Thursday, May 28, 2009

Finished!

Have you ever broken a board with a simple kick? Well, today my karate-loving son did. It was amazing and I am so proud of what he has accomplished in his karate class. I didn't expect the board to be as big as it was, so I was a bit concerned about whether he really could do it. There was no need to worry! It was awesome! He doesn't seem like a little boy anymore. And, I guess he's not. Today was his last day of Pre-k so he is officially a "Kindergartner" Wow......I have so much to be thankful for.
No news yet about the adoption. God knows and we are trusting Him. Please continue to pray. There are some days I feel as though it will never happen and I get very discouraged. Other days are not so bad. My arms are ready and Nate wants to be a "new daddy" again. It's coming, please pray sooner and not later!!

Thursday, May 7, 2009

Mother's Day

This weekend is one of my favorite times of year! I love Mother's Day now because being a mom was something I wanted for so long. It is so sweet now but it wasn't always. I remember longing to be a mom and dreading church that day because I couldn't stand and be recognized. The last Mother's Day before I became a mom was especially hard. We had been trying with no luck for several years and I was discouraged. 2 very special ladies knew my heartache and that morning they prayed with me. 2 months later I learned I was pregnant and the next Mother's Day I was holding my sweet Benjamin! God used those 2 women in my life to pray and bind their faith with me, even when I didn't feel like I had much faith and they believed God would open my womb. He is faithful! I had hoped desperately and have been praying that our second child would be in my arms this Mother's Day. It has been my prayer for the past 4 or so years that we would have our second, and third, and fourth child. ( that was our plan). I believe that our baby is out there. That he/she has been conceived and that a birthmother is trying to make an important decision. Please pray with me and Nate and Benjamin that she chooses an adoption plan and that she chooses us. I am ready to be a new mom again!

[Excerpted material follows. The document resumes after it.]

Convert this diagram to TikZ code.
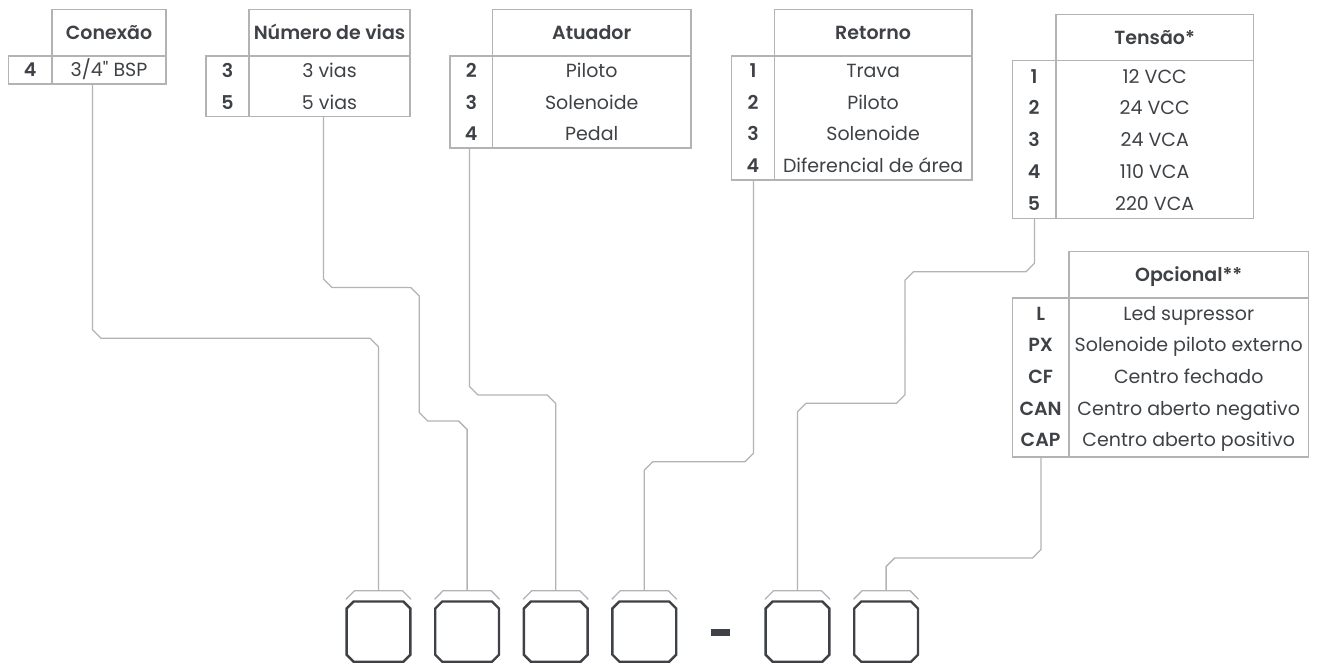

To those of you who are struggling with wanting to be a mom, try reading Psalm 113:9. It was the verse and the promise given to me when I needed comfort. Note that it says "CHILDREN". That's what I am holding onto. Even though I may not know you, I am praying for your longing heart to have children of your own. God is faithful.......
To the moms out there....Happy Mother's Day!!

Saturday, May 2, 2009

Love!

I love my husband! Yesterday was a special day for Nate and I. We are in the process of preparing to teach our first Marriage Conference at Breakthrough. In order to focus our hearts we "went away" for a night to plan, pray, and have some fun together. I was so looking forward to our night away, with Benjamin at my mom's house it was a worry free night. To surprise me, Nate sent me flowers at school. My students (even the boys!) oohed and aahed. Of course, I melted. Who wouldn't? It is times like these that remind me just how much I love him and what it was like when we first fell in love. In the day to day we can forget this and lose focus on the important things God has placed in our lives. Our marriages can be one of the first things we neglect and take for granted. Nate and I are passionately in love....always have been, always will be. We have fun together. This is why we are so passionate about this conference. We want others to experience the kind of love for one another that God intends for us to have. If you are reading this and haven't made plans to come, you need to. Invest in your marriage. It's the best investment you can make!

Please keep praying for our baby and the birthmom. We anxiously await the call! Our arms long for our little one so pray it is soon!!!